O professor Rodrigo Aquino, líder do Grupo de Estudos e Pesquisa em Ciências no Futebol da Ufes, um dos 10 cientistas do esporte da América Latina com maior número de publicações relacionadas ao futebol, apontou que são as escolhas diárias, muitas vezes silenciosas e solitárias, que definem quem consegue seguir em alto nível por mais tempo.
“Não se trata de fórmulas prontas ou “receitas de sucesso”. O diferencial está justamente na constância. É essa regularidade, quase invisível aos olhos de quem vê apenas o treino ou a competição, que realmente sustenta uma carreira de alto rendimento. E é por isso que tão poucos conseguem se manter no topo. Além do preparo físico e técnico-tático, é preciso ter muita força mental, foco e comprometimento”.
Essa gestão profissional da carreira, antes rara, agora é um diferencial decisivo. Desde as categorias de base, é necessário investir em fisioterapia, nutrição, treinamentos personalizados e descanso adequado. Os clubes estão cada vez mais preocupados em não esgotar o seu plantel e, hoje, buscam uma metodologia de treinamento que cause o menor dano possível e preserve os atletas. O cientista acredita que não é somente começar mais cedo, mas ter uma formação de base.

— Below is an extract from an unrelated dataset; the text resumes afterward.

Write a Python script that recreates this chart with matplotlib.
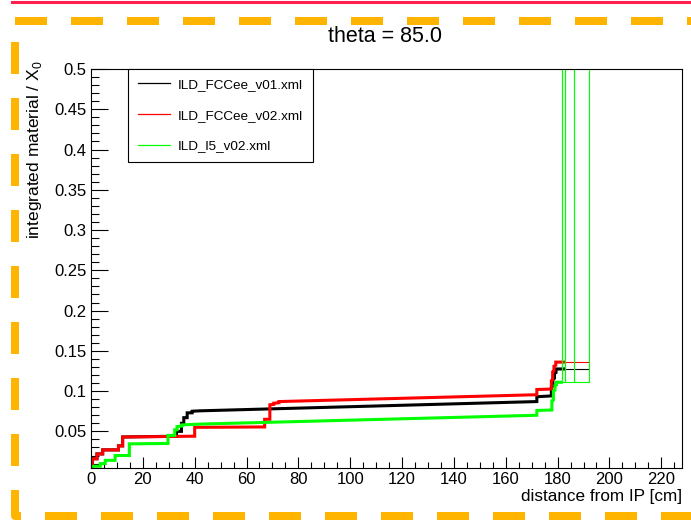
import numpy as np
import matplotlib.pyplot as plt
from matplotlib.lines import Line2D
from matplotlib.ticker import MultipleLocator, FuncFormatter

plt.rcParams['font.family'] = ['Liberation Sans', 'DejaVu Sans']
plt.rcParams['mathtext.fontset'] = 'custom'
plt.rcParams['mathtext.rm'] = 'Liberation Sans'
plt.rcParams['lines.scale_dashes'] = False

title = 'theta = 85.0'
labels = ['ILD_FCCee_v01.xml', 'ILD_FCCee_v02.xml', 'ILD_l5_v02.xml']
colors = ['black', 'red', '#00ff00']

# integrated material vs distance, steps written as repeated x values
v01_x = [0, 0.5, 0.5, 2.3, 2.3, 4.5, 4.5, 10.6, 10.6, 12.2, 12.2, 33, 33, 34.9, 34.9,
         35.8, 35.8, 37.1, 37.1, 39, 39, 42, 172, 172, 177.6, 177.6, 178.2, 178.2,
         178.8, 178.8, 179.4, 179.4, 182.6]
v01_y = [0.0, 0.0, 0.016, 0.016, 0.022, 0.022, 0.027, 0.027, 0.032, 0.032, 0.043, 0.044,
         0.050, 0.050, 0.060, 0.060, 0.067, 0.067, 0.073, 0.073, 0.075, 0.0755, 0.087,
         0.093, 0.094, 0.105, 0.106, 0.115, 0.116, 0.122, 0.123, 0.1275, 0.1275]

v02_x = [0, 0.5, 0.5, 2.3, 2.3, 4.5, 4.5, 10.6, 10.6, 12.2, 12.2, 40, 40, 67, 67, 69, 69,
         70.5, 70.5, 72.5, 72.5, 172, 172, 177.6, 177.6, 178.1, 178.1, 178.6, 178.6,
         179.3, 179.3, 182.6]
v02_y = [0.0, 0.0, 0.016, 0.016, 0.022, 0.022, 0.027, 0.027, 0.032, 0.032, 0.043, 0.044,
         0.055, 0.0555, 0.065, 0.065, 0.083, 0.0835, 0.085, 0.0855, 0.087, 0.0955, 0.102,
         0.1025, 0.113, 0.114, 0.124, 0.125, 0.131, 0.132, 0.136, 0.136]

l5_x = [0, 1, 1, 3.6, 3.6, 5.5, 5.5, 9.3, 9.3, 14.8, 14.8, 29.7, 29.7, 32.3, 32.3, 33.2,
        33.2, 35, 35, 42, 172, 172, 177.8, 177.8, 178.4, 178.4, 179, 179, 179.6, 179.6,
        181.5]
l5_y = [0.0, 0.0, 0.0067, 0.0067, 0.010, 0.010, 0.014, 0.014, 0.020, 0.020, 0.0345, 0.035,
        0.045, 0.045, 0.052, 0.052, 0.056, 0.0565, 0.058, 0.059, 0.070, 0.076, 0.0765,
        0.088, 0.089, 0.100, 0.101, 0.107, 0.108, 0.111, 0.111]

# thin tails after the coil region
v01_tail_x = [179.5, 192.3]
v01_tail_y = [0.1275, 0.1275]
v02_tail_x = [179.5, 192.3]
v02_tail_y = [0.136, 0.136]
l5_tail_x = [179.5, 181.7, 181.7, 181.7, 182.7, 182.7, 182.7, 186.2, 186.2, 186.2, 192.2, 192.2]
l5_tail_y = [0.111, 0.111, 1.0, 0.111, 0.111, 1.0, 0.111, 0.111, 1.0, 0.111, 0.111, 1.0]

W, H = 691, 521
fig = plt.figure(figsize=(W / 100, H / 100), dpi=100)
ax = fig.add_axes([91 / W, 1 - 468 / H, (682 - 91) / W, (468 - 69) / H])

curves = [(v01_x, v01_y, v01_tail_x, v01_tail_y),
          (v02_x, v02_y, v02_tail_x, v02_tail_y),
          (l5_x, l5_y, l5_tail_x, l5_tail_y)]
for (x, y, tx, ty), c in zip(curves, colors):
    ax.plot(x, y, color=c, lw=2.2, solid_joinstyle='miter')
    ax.plot(tx, ty, color=c, lw=0.8)

ax.set_xlim(0, 228)
ax.set_ylim(0.0045, 0.5)

ax.xaxis.set_major_locator(MultipleLocator(20))
ax.xaxis.set_minor_locator(MultipleLocator(5))
ax.yaxis.set_major_locator(MultipleLocator(0.05))
ax.yaxis.set_minor_locator(MultipleLocator(0.01))
ax.yaxis.set_major_formatter(FuncFormatter(lambda v, p: '%g' % round(v, 3)))

ax.tick_params(which='both', direction='in', width=0.8, labelsize=12,
               top=False, right=False)
ax.tick_params(axis='x', which='major', length=7.9, pad=3)
ax.tick_params(axis='x', which='minor', length=4)
ax.tick_params(axis='y', which='major', length=12, pad=3)
ax.tick_params(axis='y', which='minor', length=6)
for s in ax.spines.values():
    s.set_linewidth(0.8)

handles = [Line2D([], [], color=c, lw=0.9) for c in colors]
leg = ax.legend(handles, labels, loc='upper left', bbox_to_anchor=((128 - 91) / 591, 1.0),
                borderaxespad=0, fontsize=9.7, frameon=True, fancybox=False,
                framealpha=1, edgecolor='black', handlelength=2.4, handletextpad=0.6,
                labelspacing=1.35, borderpad=0.72)
leg.get_frame().set_linewidth(0.8)

fig.text(385 / W, 1 - 36 / H, title, ha='center', va='center', fontsize=15.5)
fig.text(682 / W, 1 - 496 / H, 'distance from IP [cm]', ha='right', va='center', fontsize=12.3)
fig.text(35 / W, 1 - 60 / H, 'integrated material / X$_{0}$', rotation=90,
         ha='center', va='top', fontsize=12.5)

# screenshot frame decorations
orange = '#ffb400'
dash = (0, (23.04, 17.28))
fig.add_artist(Line2D([15 / W, 1.0], [1 - 21 / H, 1 - 21 / H], color=orange, lw=5.76,
                      linestyle=dash, transform=fig.transFigure))
fig.add_artist(Line2D([15 / W, 15 / W, 1.0], [1 - 42 / H, 1 - 516 / H, 1 - 516 / H],
                      color=orange, lw=5.76, linestyle=dash, dash_joinstyle='round',
                      transform=fig.transFigure))
fig.add_artist(Line2D([12 / W, 1.0], [1 - 1.5 / H, 1 - 1.5 / H], color='#ff1f4f', lw=2.2,
                      transform=fig.transFigure))

fig.savefig('out.png', dpi=100)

“Não existe exatamente uma “idade limite”, mas é fundamental que a carreira de um(a) jogador(a) de futebol respeite algumas etapas de desenvolvimento. A literatura científica, especialmente os estudos do pesquisador canadense Jean Côté, uma referência internacional na Ciência do Esporte, aponta que o caminho até o alto rendimento geralmente envolve duas fases principais: os anos de experimentação: normalmente iniciados por volta dos seis anos de idade, e os anos de investimento: iniciam-se, em geral, entre os 10 e 11 anos, com uma dedicação mais consistente”, disse Aquino.
Ele também listou alguns avanços baseados em estudos atualizados que tem se mostrado eficaz para prolongar a vida útil no esporte de alto rendimento.

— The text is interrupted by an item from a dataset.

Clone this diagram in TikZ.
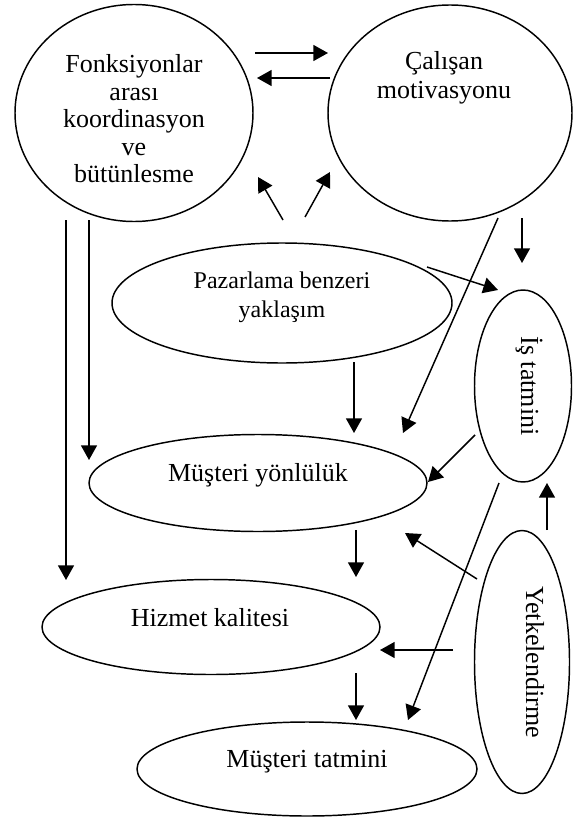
\documentclass[tikz,border=0pt]{standalone}
\usepackage{fontspec}
\setmainfont{Liberation Serif}
\usetikzlibrary{shapes.geometric,arrows.meta}
\begin{document}
\begin{tikzpicture}[x=0.75pt,y=-0.75pt,
  ell/.style={draw,ellipse,line width=1.1pt,inner sep=0pt},
  lbl/.style={font=\fontsize{19.5}{20.6}\selectfont,align=center,inner sep=0pt},
  lblb/.style={font=\fontsize{19.5}{21.75}\selectfont,align=center,inner sep=0pt},
  lbls/.style={font=\fontsize{18}{21.75}\selectfont,align=center,inner sep=0pt},
  arr/.style={line width=1.1pt,-{Triangle[length=11pt,width=12pt]}}]
\useasboundingbox (0,0) rectangle (579,820);
% shapes
\node[ell, minimum width=178.5pt, minimum height=162.75pt] (fk) at (134,113) {};
\node[ell, minimum width=183pt, minimum height=162pt] (cm) at (450,113) {};
\node[ell, minimum width=255pt, minimum height=90pt] (pz) at (282,303) {};
\node[ell, minimum width=72.75pt, minimum height=144pt] (is) at (523,386) {};
\node[ell, minimum width=253.5pt, minimum height=72.75pt] (my) at (258,483) {};
\node[ell, minimum width=253.5pt, minimum height=71.25pt] (hk) at (211,627) {};
\node[ell, minimum width=71.25pt, minimum height=197.25pt] (yk) at (522,662) {};
\node[ell, minimum width=255pt, minimum height=70.5pt] (mt) at (307,769) {};
% texts
\node[lbl] (fkt) at (134,119) {Fonksiyonlar\\arası\\koordinasyon\\ve\\bütünlesme};
\node[lblb] (cmt) at (444,77.5) {Çalışan\\motivasyonu};
\node[lbls] (pzt) at (282,297.5) {Pazarlama benzeri\\yaklaşım};
\node[lbl, rotate=-90] (ist) at (529,386) {İş tatmini};
\node[lbl] (myt) at (258,475) {Müşteri yönlülük};
\node[lbl] (hkt) at (210,618) {Hizmet kalitesi};
\node[lbl, rotate=-90] (ykt) at (535,662) {Yetkelendirme};
\node[lbl] (mtt) at (307,762) {Müşteri tatmini};
% connector end points
\coordinate (a1s) at (255,53);  \coordinate (a1e) at (328,53);
\coordinate (a2s) at (330,78);  \coordinate (a2e) at (257,78);
\coordinate (a3s) at (283,220); \coordinate (a3e) at (258,177);
\coordinate (a4s) at (305,217); \coordinate (a4e) at (330,172);
\coordinate (a5s) at (66,220);  \coordinate (a5e) at (66,580);
\coordinate (a6s) at (89,220);  \coordinate (a6e) at (89,460);
\coordinate (a7s) at (522,218); \coordinate (a7e) at (522,263);
\coordinate (a8s) at (498,218); \coordinate (a8e) at (403,433);
\coordinate (a9s) at (427,267); \coordinate (a9e) at (498,290);
\coordinate (a10s) at (354,362); \coordinate (a10e) at (354,433);
\coordinate (a11s) at (475,435); \coordinate (a11e) at (428,482);
\coordinate (a12s) at (499,483); \coordinate (a12e) at (408,720);
\coordinate (a13s) at (547,530); \coordinate (a13e) at (547,483);
\coordinate (a14s) at (356,530); \coordinate (a14e) at (356,577);
\coordinate (a15s) at (477,579); \coordinate (a15e) at (405,533);
\coordinate (a16s) at (453,650); \coordinate (a16e) at (380,650);
\coordinate (a17s) at (356,673); \coordinate (a17e) at (356,720);
% connectors
\foreach \i in {1,...,17} {\draw[arr] (a\i s) -- (a\i e);}
\end{tikzpicture}
\end{document}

“Isso se deve a uma combinação de fatores científicos e tecnológicos: o controle individualizado da carga de treinamento; a nutrição e suplementação esportiva personalizada; e as metodologias de treinamento. Hoje, treina-se com base em evidências científicas, inclusive, no que diz respeito à força e potência muscular. Há uma verdadeira revolução nas estratégias de recuperação. Atletas de elite contam com recursos como compressão pneumática, fotobiomodulação, imersões em água fria ou quente, estimulação elétrica neuromuscular, técnicas de regulação emocional, cuidados com o sono e muito mais”.
A geração de 80 e 90 do Brasil é reconhecida pela capacidade técnica diferenciada, ainda que sua capacidade física seja limitada, o que é compensado com atalhos técnicos. Afinal, a genética seria o principal fator desse sucesso? Para o professor não. “Venho desenvolvendo pesquisas e reflexões a partir de uma perspectiva que rompe com a ideia de que o talento esportivo é algo exclusivamente inato. Em vez disso, defendo que o desempenho de alto nível e, mais desafiador ainda, a permanência nesse patamar ao longo dos anos depende, sobretudo, da interação entre o sujeito e o ambiente. Quando analisamos a trajetória de atletas veteranos(as) de elite, é comum encontrarmos histórias marcadas não por “genes excepcionais”, mas por uma combinação de esforço, consistência, aprendizado ao longo do tempo e boas condições de desenvolvimento.”, explicou.